> [Exercise task]
Type out the data exactly as given. Skip any image.

> [Dataset section]

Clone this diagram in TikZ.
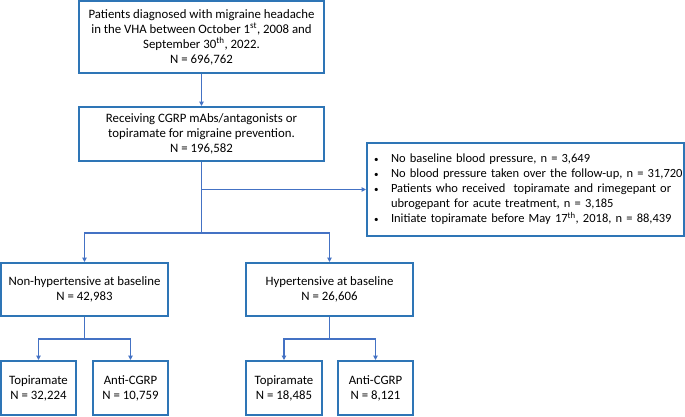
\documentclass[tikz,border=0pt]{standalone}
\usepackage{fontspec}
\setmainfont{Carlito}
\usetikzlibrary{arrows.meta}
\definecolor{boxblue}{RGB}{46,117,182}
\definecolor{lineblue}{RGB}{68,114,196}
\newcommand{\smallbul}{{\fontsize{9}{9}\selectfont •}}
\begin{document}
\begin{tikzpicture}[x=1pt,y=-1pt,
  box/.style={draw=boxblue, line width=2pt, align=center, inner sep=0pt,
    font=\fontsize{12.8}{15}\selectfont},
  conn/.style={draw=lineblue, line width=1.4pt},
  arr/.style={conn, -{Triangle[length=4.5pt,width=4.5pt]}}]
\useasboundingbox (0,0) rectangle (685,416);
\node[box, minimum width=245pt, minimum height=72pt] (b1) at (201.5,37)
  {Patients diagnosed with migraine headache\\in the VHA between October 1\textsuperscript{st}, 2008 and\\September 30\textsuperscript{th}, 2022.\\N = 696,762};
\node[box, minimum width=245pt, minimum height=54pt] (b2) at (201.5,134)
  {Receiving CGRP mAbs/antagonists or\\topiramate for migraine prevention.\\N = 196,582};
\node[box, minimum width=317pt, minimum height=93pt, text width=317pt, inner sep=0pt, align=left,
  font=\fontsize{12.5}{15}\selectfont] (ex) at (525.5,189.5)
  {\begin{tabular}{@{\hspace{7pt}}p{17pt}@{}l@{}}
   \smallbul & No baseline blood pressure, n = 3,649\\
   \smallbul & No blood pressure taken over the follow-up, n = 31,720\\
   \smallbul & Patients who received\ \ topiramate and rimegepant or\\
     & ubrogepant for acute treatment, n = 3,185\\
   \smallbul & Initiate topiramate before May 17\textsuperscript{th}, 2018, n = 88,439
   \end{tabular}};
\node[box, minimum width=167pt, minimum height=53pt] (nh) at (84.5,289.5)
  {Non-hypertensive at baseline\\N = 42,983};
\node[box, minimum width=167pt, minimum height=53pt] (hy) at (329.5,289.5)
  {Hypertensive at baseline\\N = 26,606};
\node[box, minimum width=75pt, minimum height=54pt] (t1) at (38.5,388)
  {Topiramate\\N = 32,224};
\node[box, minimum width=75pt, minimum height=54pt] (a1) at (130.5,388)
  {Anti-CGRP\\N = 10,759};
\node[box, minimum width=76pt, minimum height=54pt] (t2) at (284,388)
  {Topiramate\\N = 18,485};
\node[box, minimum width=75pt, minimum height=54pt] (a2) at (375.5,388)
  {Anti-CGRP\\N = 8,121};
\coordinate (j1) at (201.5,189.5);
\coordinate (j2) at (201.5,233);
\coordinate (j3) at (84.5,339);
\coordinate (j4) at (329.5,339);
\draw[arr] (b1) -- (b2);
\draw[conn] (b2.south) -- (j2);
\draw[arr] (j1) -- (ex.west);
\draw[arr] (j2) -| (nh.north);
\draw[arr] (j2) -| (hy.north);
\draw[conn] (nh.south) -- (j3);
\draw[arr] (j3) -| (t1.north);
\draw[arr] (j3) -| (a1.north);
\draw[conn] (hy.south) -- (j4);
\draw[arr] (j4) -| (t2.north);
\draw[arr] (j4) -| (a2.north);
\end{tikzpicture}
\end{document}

> [Reply]
Clone this diagram in TikZ.
\documentclass[tikz,border=0pt]{standalone}
\usepackage{fontspec}
\setmainfont{Carlito}
\usetikzlibrary{arrows.meta}
\definecolor{boxblue}{RGB}{46,117,182}
\definecolor{lineblue}{RGB}{68,114,196}
\newcommand{\smallbul}{{\fontsize{9}{9}\selectfont •}}
\begin{document}
\begin{tikzpicture}[x=1pt,y=-1pt,
  box/.style={draw=boxblue, line width=2pt, align=center, inner sep=0pt,
    font=\fontsize{12.8}{15}\selectfont},
  conn/.style={draw=lineblue, line width=1.4pt},
  arr/.style={conn, -{Triangle[length=4.5pt,width=4.5pt]}}]
\useasboundingbox (0,0) rectangle (685,416);
\node[box, minimum width=245pt, minimum height=72pt] (b1) at (201.5,37)
  {Patients diagnosed with migraine headache\\in the VHA between October 1\textsuperscript{st}, 2008 and\\September 30\textsuperscript{th}, 2022.\\N = 696,762};
\node[box, minimum width=245pt, minimum height=54pt] (b2) at (201.5,134)
  {Receiving CGRP mAbs/antagonists or\\topiramate for migraine prevention.\\N = 196,582};
\node[box, minimum width=317pt, minimum height=93pt, text width=317pt, inner sep=0pt, align=left,
  font=\fontsize{12.5}{15}\selectfont] (ex) at (525.5,189.5)
  {\begin{tabular}{@{\hspace{7pt}}p{17pt}@{}l@{}}
   \smallbul & No baseline blood pressure, n = 3,649\\
   \smallbul & No blood pressure taken over the follow-up, n = 31,720\\
   \smallbul & Patients who received\ \ topiramate and rimegepant or\\
     & ubrogepant for acute treatment, n = 3,185\\
   \smallbul & Initiate topiramate before May 17\textsuperscript{th}, 2018, n = 88,439
   \end{tabular}};
\node[box, minimum width=167pt, minimum height=53pt] (nh) at (84.5,289.5)
  {Non-hypertensive at baseline\\N = 42,983};
\node[box, minimum width=167pt, minimum height=53pt] (hy) at (329.5,289.5)
  {Hypertensive at baseline\\N = 26,606};
\node[box, minimum width=75pt, minimum height=54pt] (t1) at (38.5,388)
  {Topiramate\\N = 32,224};
\node[box, minimum width=75pt, minimum height=54pt] (a1) at (130.5,388)
  {Anti-CGRP\\N = 10,759};
\node[box, minimum width=76pt, minimum height=54pt] (t2) at (284,388)
  {Topiramate\\N = 18,485};
\node[box, minimum width=75pt, minimum height=54pt] (a2) at (375.5,388)
  {Anti-CGRP\\N = 8,121};
\coordinate (j1) at (201.5,189.5);
\coordinate (j2) at (201.5,233);
\coordinate (j3) at (84.5,339);
\coordinate (j4) at (329.5,339);
\draw[arr] (b1) -- (b2);
\draw[conn] (b2.south) -- (j2);
\draw[arr] (j1) -- (ex.west);
\draw[arr] (j2) -| (nh.north);
\draw[arr] (j2) -| (hy.north);
\draw[conn] (nh.south) -- (j3);
\draw[arr] (j3) -| (t1.north);
\draw[arr] (j3) -| (a1.north);
\draw[conn] (hy.south) -- (j4);
\draw[arr] (j4) -| (t2.north);
\draw[arr] (j4) -| (a2.north);
\end{tikzpicture}
\end{document}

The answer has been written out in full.